WORK INSTRUCTIONS
Return each line of the data below exactly, omitting any pictures.

────────────────

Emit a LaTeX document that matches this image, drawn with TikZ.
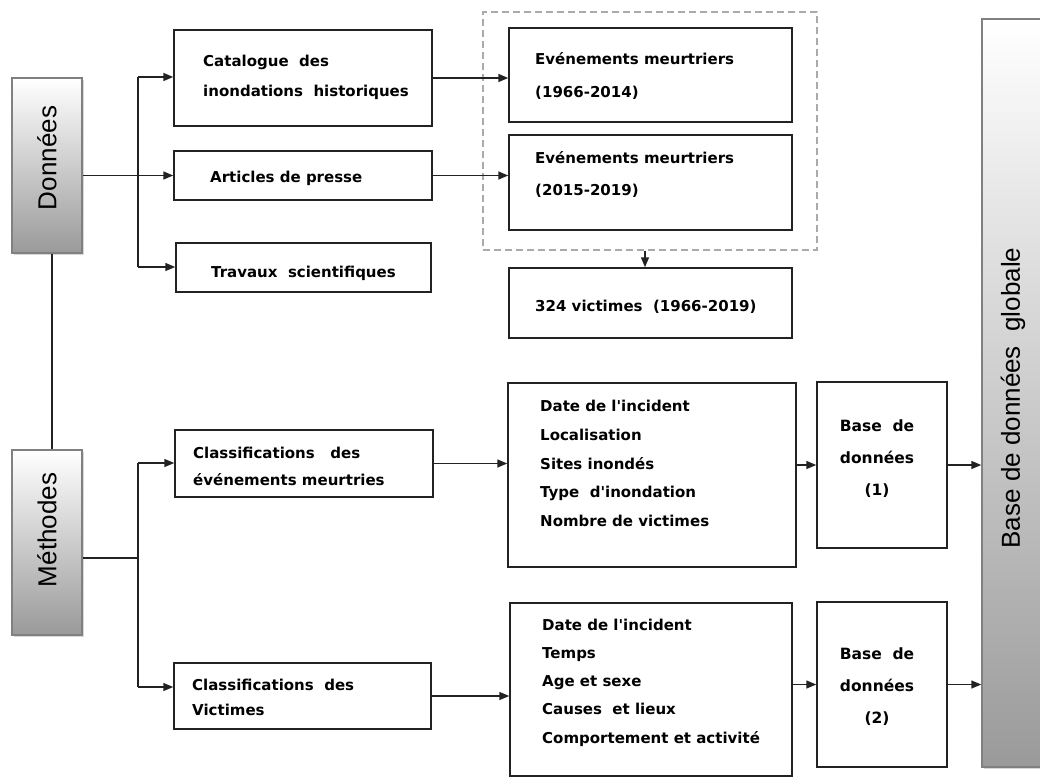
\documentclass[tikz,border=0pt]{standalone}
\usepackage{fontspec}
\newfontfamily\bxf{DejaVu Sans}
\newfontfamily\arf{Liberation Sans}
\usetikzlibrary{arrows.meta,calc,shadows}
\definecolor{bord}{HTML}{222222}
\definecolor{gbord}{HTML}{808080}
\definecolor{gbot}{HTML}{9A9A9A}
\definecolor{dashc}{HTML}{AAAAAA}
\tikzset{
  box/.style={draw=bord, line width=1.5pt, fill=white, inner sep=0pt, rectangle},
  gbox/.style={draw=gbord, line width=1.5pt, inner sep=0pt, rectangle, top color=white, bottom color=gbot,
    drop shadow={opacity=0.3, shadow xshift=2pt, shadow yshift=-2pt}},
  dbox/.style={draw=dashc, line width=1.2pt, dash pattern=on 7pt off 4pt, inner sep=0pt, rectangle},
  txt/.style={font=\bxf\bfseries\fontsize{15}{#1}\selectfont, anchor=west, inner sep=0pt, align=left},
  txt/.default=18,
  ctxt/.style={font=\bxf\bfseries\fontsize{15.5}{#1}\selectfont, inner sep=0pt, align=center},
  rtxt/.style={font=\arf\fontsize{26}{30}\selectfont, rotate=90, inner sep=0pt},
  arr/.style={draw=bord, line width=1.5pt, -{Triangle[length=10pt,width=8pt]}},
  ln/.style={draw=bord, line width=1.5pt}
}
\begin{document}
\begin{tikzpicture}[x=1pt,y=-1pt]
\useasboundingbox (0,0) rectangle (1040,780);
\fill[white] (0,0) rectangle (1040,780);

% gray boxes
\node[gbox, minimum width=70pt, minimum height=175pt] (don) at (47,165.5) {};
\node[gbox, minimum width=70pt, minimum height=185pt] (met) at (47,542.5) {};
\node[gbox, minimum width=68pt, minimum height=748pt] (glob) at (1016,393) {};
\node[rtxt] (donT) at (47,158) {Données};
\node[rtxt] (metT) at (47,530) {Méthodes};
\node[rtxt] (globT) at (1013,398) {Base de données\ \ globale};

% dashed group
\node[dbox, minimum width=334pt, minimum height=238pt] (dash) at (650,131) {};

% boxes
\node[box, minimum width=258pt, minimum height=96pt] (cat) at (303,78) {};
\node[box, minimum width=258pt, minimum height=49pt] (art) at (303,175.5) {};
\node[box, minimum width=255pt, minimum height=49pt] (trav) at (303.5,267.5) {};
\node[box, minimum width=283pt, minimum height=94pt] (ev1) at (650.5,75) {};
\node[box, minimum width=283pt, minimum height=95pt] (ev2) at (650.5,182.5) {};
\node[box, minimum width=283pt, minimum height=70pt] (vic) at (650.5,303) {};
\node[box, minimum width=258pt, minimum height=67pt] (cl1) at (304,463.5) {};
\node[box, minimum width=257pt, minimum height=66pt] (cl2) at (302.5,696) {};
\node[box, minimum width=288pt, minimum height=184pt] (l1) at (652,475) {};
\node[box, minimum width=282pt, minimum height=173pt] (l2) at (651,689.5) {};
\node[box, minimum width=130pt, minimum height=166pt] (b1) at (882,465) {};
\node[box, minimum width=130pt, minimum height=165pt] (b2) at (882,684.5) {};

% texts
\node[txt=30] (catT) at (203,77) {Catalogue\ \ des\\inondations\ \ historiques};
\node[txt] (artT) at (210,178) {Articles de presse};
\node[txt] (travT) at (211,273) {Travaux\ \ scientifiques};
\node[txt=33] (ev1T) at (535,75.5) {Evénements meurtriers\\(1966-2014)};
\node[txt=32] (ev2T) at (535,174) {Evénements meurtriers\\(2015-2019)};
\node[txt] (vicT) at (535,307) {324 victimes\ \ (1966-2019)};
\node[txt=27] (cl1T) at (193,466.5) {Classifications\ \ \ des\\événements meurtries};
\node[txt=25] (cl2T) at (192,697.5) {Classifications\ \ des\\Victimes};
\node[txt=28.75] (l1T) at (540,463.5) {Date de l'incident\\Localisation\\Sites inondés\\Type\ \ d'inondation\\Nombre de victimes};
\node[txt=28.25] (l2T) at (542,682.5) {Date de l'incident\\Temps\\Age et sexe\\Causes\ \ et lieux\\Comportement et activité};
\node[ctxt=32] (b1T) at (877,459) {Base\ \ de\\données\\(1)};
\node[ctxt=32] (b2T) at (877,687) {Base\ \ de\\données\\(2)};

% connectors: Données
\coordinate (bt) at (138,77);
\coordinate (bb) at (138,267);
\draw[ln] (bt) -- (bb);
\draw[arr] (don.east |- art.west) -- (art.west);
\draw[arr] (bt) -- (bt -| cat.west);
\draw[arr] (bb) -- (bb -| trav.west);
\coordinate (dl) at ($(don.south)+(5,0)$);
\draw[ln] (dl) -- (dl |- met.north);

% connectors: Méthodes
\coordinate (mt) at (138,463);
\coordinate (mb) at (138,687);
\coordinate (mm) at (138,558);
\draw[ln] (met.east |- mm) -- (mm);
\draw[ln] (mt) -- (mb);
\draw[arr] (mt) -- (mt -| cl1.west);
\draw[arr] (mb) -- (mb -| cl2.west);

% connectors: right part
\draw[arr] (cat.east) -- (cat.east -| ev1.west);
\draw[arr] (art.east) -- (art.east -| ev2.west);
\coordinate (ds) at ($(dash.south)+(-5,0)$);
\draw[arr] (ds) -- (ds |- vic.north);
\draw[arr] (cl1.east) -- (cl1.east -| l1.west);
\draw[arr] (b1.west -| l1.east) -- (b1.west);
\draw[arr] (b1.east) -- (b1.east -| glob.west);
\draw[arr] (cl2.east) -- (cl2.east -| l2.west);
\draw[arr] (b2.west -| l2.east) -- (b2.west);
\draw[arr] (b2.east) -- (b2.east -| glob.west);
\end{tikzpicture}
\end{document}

────────────────

ANSWER FOR THIS EXERCISE
Emit a LaTeX document that matches this image, drawn with TikZ.
\documentclass[tikz,border=0pt]{standalone}
\usepackage{fontspec}
\newfontfamily\bxf{DejaVu Sans}
\newfontfamily\arf{Liberation Sans}
\usetikzlibrary{arrows.meta,calc,shadows}
\definecolor{bord}{HTML}{222222}
\definecolor{gbord}{HTML}{808080}
\definecolor{gbot}{HTML}{9A9A9A}
\definecolor{dashc}{HTML}{AAAAAA}
\tikzset{
  box/.style={draw=bord, line width=1.5pt, fill=white, inner sep=0pt, rectangle},
  gbox/.style={draw=gbord, line width=1.5pt, inner sep=0pt, rectangle, top color=white, bottom color=gbot,
    drop shadow={opacity=0.3, shadow xshift=2pt, shadow yshift=-2pt}},
  dbox/.style={draw=dashc, line width=1.2pt, dash pattern=on 7pt off 4pt, inner sep=0pt, rectangle},
  txt/.style={font=\bxf\bfseries\fontsize{15}{#1}\selectfont, anchor=west, inner sep=0pt, align=left},
  txt/.default=18,
  ctxt/.style={font=\bxf\bfseries\fontsize{15.5}{#1}\selectfont, inner sep=0pt, align=center},
  rtxt/.style={font=\arf\fontsize{26}{30}\selectfont, rotate=90, inner sep=0pt},
  arr/.style={draw=bord, line width=1.5pt, -{Triangle[length=10pt,width=8pt]}},
  ln/.style={draw=bord, line width=1.5pt}
}
\begin{document}
\begin{tikzpicture}[x=1pt,y=-1pt]
\useasboundingbox (0,0) rectangle (1040,780);
\fill[white] (0,0) rectangle (1040,780);

% gray boxes
\node[gbox, minimum width=70pt, minimum height=175pt] (don) at (47,165.5) {};
\node[gbox, minimum width=70pt, minimum height=185pt] (met) at (47,542.5) {};
\node[gbox, minimum width=68pt, minimum height=748pt] (glob) at (1016,393) {};
\node[rtxt] (donT) at (47,158) {Données};
\node[rtxt] (metT) at (47,530) {Méthodes};
\node[rtxt] (globT) at (1013,398) {Base de données\ \ globale};

% dashed group
\node[dbox, minimum width=334pt, minimum height=238pt] (dash) at (650,131) {};

% boxes
\node[box, minimum width=258pt, minimum height=96pt] (cat) at (303,78) {};
\node[box, minimum width=258pt, minimum height=49pt] (art) at (303,175.5) {};
\node[box, minimum width=255pt, minimum height=49pt] (trav) at (303.5,267.5) {};
\node[box, minimum width=283pt, minimum height=94pt] (ev1) at (650.5,75) {};
\node[box, minimum width=283pt, minimum height=95pt] (ev2) at (650.5,182.5) {};
\node[box, minimum width=283pt, minimum height=70pt] (vic) at (650.5,303) {};
\node[box, minimum width=258pt, minimum height=67pt] (cl1) at (304,463.5) {};
\node[box, minimum width=257pt, minimum height=66pt] (cl2) at (302.5,696) {};
\node[box, minimum width=288pt, minimum height=184pt] (l1) at (652,475) {};
\node[box, minimum width=282pt, minimum height=173pt] (l2) at (651,689.5) {};
\node[box, minimum width=130pt, minimum height=166pt] (b1) at (882,465) {};
\node[box, minimum width=130pt, minimum height=165pt] (b2) at (882,684.5) {};

% texts
\node[txt=30] (catT) at (203,77) {Catalogue\ \ des\\inondations\ \ historiques};
\node[txt] (artT) at (210,178) {Articles de presse};
\node[txt] (travT) at (211,273) {Travaux\ \ scientifiques};
\node[txt=33] (ev1T) at (535,75.5) {Evénements meurtriers\\(1966-2014)};
\node[txt=32] (ev2T) at (535,174) {Evénements meurtriers\\(2015-2019)};
\node[txt] (vicT) at (535,307) {324 victimes\ \ (1966-2019)};
\node[txt=27] (cl1T) at (193,466.5) {Classifications\ \ \ des\\événements meurtries};
\node[txt=25] (cl2T) at (192,697.5) {Classifications\ \ des\\Victimes};
\node[txt=28.75] (l1T) at (540,463.5) {Date de l'incident\\Localisation\\Sites inondés\\Type\ \ d'inondation\\Nombre de victimes};
\node[txt=28.25] (l2T) at (542,682.5) {Date de l'incident\\Temps\\Age et sexe\\Causes\ \ et lieux\\Comportement et activité};
\node[ctxt=32] (b1T) at (877,459) {Base\ \ de\\données\\(1)};
\node[ctxt=32] (b2T) at (877,687) {Base\ \ de\\données\\(2)};

% connectors: Données
\coordinate (bt) at (138,77);
\coordinate (bb) at (138,267);
\draw[ln] (bt) -- (bb);
\draw[arr] (don.east |- art.west) -- (art.west);
\draw[arr] (bt) -- (bt -| cat.west);
\draw[arr] (bb) -- (bb -| trav.west);
\coordinate (dl) at ($(don.south)+(5,0)$);
\draw[ln] (dl) -- (dl |- met.north);

% connectors: Méthodes
\coordinate (mt) at (138,463);
\coordinate (mb) at (138,687);
\coordinate (mm) at (138,558);
\draw[ln] (met.east |- mm) -- (mm);
\draw[ln] (mt) -- (mb);
\draw[arr] (mt) -- (mt -| cl1.west);
\draw[arr] (mb) -- (mb -| cl2.west);

% connectors: right part
\draw[arr] (cat.east) -- (cat.east -| ev1.west);
\draw[arr] (art.east) -- (art.east -| ev2.west);
\coordinate (ds) at ($(dash.south)+(-5,0)$);
\draw[arr] (ds) -- (ds |- vic.north);
\draw[arr] (cl1.east) -- (cl1.east -| l1.west);
\draw[arr] (b1.west -| l1.east) -- (b1.west);
\draw[arr] (b1.east) -- (b1.east -| glob.west);
\draw[arr] (cl2.east) -- (cl2.east -| l2.west);
\draw[arr] (b2.west -| l2.east) -- (b2.west);
\draw[arr] (b2.east) -- (b2.east -| glob.west);
\end{tikzpicture}
\end{document}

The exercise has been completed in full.